Nas 2 primeiras temporadas, o foco é quase todo na
condução do governo da Dinamarca. Apenas Nyborg e um par de personagens são
apresentados em seus dilemas pessoais, então sobra tempo pras negociações e
intrigas políticas, apresentadas como algo inerente, sem sensacionalismo ou
dramatização excessiva, afastando a produção de seus congêneres norte-americanos,
afeitos à lacrimização e a golpes dramáticos vindos do nada. Não que Borgen
seja destituído de tensão – se o fosse não seria bom – mas a trama é conduzida
dum jeito mais “adulto” e emocionalmente escandinavo, pra usar um estereótipo
daquela região, vista como mais “fria” e reservada.
A opção de não enfatizar a questão de gênero na eleição
e governo duma Primeira-Ministra libera tempo pra sua ação mais livre e
soberana, porém, leva o espectador a reforçar a noção errônea de que tais
questões estão superadas na Dinamarca, inverdade explicitada na realidade da
eleição da Primeira-Ministra Helle Thorning-Schmidt, contra a qual não faltaram
críticas por ser “bonita demais” pra entender de política.

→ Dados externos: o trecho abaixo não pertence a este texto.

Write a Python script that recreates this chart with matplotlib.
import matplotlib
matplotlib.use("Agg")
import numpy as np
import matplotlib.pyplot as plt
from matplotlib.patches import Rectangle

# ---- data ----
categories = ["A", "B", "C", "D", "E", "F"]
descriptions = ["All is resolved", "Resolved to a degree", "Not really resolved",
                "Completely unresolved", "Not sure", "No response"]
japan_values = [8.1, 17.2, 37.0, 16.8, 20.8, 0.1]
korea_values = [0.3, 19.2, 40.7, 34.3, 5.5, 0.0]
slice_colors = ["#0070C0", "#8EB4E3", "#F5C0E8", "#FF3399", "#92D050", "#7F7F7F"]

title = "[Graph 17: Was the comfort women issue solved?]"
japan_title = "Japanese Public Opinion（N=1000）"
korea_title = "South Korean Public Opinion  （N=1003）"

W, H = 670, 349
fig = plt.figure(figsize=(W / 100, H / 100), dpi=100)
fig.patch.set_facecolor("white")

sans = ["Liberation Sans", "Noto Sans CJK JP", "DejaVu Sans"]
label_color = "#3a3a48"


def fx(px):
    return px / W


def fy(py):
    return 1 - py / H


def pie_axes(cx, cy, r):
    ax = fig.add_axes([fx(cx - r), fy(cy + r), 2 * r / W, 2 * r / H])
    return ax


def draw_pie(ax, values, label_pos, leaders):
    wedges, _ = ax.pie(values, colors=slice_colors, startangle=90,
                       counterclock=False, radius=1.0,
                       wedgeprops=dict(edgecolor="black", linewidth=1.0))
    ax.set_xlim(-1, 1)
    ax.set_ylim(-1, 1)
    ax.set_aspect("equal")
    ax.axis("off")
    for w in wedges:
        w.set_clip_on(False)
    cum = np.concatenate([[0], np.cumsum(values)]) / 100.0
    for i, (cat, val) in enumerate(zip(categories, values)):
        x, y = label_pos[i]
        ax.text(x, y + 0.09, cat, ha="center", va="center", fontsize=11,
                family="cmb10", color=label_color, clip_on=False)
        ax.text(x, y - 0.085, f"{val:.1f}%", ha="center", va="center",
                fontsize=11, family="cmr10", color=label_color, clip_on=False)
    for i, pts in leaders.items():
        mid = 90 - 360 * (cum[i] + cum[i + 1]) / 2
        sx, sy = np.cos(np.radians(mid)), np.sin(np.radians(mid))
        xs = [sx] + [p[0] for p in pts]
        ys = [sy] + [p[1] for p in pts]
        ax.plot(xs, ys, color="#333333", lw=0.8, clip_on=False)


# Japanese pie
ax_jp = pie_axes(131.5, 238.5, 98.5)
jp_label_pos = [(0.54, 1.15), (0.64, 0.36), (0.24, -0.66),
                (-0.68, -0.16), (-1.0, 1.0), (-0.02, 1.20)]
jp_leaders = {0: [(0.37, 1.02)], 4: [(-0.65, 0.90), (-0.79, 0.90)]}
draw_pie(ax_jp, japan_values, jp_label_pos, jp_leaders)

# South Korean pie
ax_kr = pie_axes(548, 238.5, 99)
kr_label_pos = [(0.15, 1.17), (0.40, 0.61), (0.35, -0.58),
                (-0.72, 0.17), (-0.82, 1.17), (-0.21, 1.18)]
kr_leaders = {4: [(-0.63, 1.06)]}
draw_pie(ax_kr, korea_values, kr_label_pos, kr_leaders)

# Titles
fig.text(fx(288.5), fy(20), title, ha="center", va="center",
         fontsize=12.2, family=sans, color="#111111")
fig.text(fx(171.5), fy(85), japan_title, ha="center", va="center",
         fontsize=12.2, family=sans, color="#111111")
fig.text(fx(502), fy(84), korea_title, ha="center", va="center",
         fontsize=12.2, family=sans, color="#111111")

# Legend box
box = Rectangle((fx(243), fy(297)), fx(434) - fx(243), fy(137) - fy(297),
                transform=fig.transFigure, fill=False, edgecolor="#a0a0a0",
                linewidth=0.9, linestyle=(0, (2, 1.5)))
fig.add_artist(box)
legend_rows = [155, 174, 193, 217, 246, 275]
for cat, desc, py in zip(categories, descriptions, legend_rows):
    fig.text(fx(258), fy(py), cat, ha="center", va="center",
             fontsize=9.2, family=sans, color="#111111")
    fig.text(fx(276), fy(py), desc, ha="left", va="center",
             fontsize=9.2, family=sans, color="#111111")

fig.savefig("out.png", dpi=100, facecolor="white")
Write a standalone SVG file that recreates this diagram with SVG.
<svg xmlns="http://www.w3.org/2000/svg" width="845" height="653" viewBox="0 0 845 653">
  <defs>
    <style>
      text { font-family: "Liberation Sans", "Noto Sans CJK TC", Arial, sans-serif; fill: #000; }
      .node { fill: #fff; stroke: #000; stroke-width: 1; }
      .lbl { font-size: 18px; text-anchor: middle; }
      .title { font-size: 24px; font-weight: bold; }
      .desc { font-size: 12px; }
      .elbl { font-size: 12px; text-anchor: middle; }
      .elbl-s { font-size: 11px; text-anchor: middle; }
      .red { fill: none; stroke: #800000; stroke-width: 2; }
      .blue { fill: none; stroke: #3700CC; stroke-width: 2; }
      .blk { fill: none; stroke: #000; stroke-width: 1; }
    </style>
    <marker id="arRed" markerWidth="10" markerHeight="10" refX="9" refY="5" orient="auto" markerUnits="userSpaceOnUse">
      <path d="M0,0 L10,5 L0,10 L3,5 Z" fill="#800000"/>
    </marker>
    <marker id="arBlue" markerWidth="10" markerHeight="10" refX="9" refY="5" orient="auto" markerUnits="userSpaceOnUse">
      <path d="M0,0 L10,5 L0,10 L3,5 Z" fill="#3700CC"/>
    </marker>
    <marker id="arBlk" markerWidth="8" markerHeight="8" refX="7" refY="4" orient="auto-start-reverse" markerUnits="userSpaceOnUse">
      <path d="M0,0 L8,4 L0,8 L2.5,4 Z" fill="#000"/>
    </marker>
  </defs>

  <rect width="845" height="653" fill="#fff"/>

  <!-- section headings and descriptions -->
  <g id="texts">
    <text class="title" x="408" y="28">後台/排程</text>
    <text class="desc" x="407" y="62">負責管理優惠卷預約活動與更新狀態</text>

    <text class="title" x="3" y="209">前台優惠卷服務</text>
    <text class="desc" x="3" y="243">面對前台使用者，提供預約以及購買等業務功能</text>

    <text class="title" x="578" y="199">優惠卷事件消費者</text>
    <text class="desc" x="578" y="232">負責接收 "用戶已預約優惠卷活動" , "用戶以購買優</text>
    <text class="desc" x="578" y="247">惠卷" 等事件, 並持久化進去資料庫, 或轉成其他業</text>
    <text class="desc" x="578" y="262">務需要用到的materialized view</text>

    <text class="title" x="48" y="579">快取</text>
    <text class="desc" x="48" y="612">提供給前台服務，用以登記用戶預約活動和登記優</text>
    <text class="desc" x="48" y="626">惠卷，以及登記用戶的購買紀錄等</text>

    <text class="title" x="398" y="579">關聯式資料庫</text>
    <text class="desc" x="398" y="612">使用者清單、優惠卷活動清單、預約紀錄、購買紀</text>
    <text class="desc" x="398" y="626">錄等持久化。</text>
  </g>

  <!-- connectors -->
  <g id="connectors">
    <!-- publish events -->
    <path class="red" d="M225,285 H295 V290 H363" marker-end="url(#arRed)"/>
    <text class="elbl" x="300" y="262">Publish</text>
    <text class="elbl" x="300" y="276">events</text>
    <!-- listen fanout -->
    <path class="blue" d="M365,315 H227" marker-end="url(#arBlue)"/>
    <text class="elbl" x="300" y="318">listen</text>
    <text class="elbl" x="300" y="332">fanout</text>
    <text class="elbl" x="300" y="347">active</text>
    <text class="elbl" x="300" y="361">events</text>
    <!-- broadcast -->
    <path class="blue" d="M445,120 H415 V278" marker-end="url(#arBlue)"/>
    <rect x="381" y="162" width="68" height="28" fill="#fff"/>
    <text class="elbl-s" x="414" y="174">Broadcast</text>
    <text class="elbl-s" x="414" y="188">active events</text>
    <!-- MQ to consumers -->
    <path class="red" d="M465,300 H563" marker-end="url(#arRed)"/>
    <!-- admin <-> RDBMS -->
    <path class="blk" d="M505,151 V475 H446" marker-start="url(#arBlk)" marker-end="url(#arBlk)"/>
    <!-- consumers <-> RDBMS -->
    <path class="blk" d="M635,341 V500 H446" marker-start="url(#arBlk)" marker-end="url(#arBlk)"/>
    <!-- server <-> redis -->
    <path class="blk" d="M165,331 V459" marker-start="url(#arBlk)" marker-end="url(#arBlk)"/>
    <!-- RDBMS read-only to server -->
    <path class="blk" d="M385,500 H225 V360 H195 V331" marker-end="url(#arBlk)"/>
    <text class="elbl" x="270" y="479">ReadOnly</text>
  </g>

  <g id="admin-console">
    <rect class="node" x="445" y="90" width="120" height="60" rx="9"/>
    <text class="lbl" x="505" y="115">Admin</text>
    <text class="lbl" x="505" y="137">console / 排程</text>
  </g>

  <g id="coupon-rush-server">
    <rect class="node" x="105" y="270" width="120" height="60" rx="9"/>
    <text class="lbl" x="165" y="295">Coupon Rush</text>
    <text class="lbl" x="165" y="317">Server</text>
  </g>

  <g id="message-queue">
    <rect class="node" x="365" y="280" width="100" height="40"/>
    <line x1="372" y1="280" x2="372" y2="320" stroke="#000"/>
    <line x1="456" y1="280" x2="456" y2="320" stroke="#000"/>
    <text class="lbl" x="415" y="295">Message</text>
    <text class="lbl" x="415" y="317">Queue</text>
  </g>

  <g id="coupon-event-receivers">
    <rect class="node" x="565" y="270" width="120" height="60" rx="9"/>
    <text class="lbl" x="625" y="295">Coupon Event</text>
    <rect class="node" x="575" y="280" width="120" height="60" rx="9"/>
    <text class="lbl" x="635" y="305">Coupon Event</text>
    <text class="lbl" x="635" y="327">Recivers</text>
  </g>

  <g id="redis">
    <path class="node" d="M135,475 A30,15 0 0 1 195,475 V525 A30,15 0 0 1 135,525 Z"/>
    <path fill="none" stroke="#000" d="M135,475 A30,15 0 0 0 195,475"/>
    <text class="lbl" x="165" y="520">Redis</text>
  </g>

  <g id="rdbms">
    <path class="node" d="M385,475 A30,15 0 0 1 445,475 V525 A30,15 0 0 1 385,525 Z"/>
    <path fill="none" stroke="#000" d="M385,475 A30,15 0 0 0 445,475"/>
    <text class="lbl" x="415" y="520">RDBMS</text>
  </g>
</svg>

Numa entrevista, da qual participavam fãs, Hugh Bonneville
esclareceu o assunto ao ouvir uma secundarista agradecendo por ter aprendido
muito sobre a sociedade inglesa da época enfocada em Downton Abbey. Lord
Grantham disse que se sentia lisonjeado, mas sabiamente advertiu que a série
era apenas “a little bit o’ telly”.
A terceira temporada de Borgen aprofunda algumas tramas
individuais e em alguns momentos senti o interesse diminuir. Não a qualidade,
porque houve capítulos interessantíssimos com discussões muito maduras sobre legalização
(ou não) da prostituição, redução da maioridade penal, além de críticas ao
endurecimento dinamarquês em sua política imigratória, de asilo e ao
desmantelamento do Estado do Bem-Estar Social, pelo qual a Escandinávia também
é idealizada. Mas, ao longo da temporada quase toda, não deu pra acreditar no
relacionamento de Nyborg com o arquiteto inglês. Reitero não se tratar de queda
na qualidade, porque a própria personagem é dúbia quanto ao caso amoroso. É que
ficava meio enfadonho, às vezes. Eu queria mesmo era ver Hans Christian
Thorsen, líder dos Trabalhistas; Lars Hesselboe, líder dos Liberais; Svende Age
Saltum, caricato líder dos ultraconservadores e as demais personagens ligadas
ao contexto político, motor dramático que justificou a criação e existência de
Borgen.
Com texto excelente e
atuações de alto calibre, o programa é indispensável pra quem curte intrigas
palacianas.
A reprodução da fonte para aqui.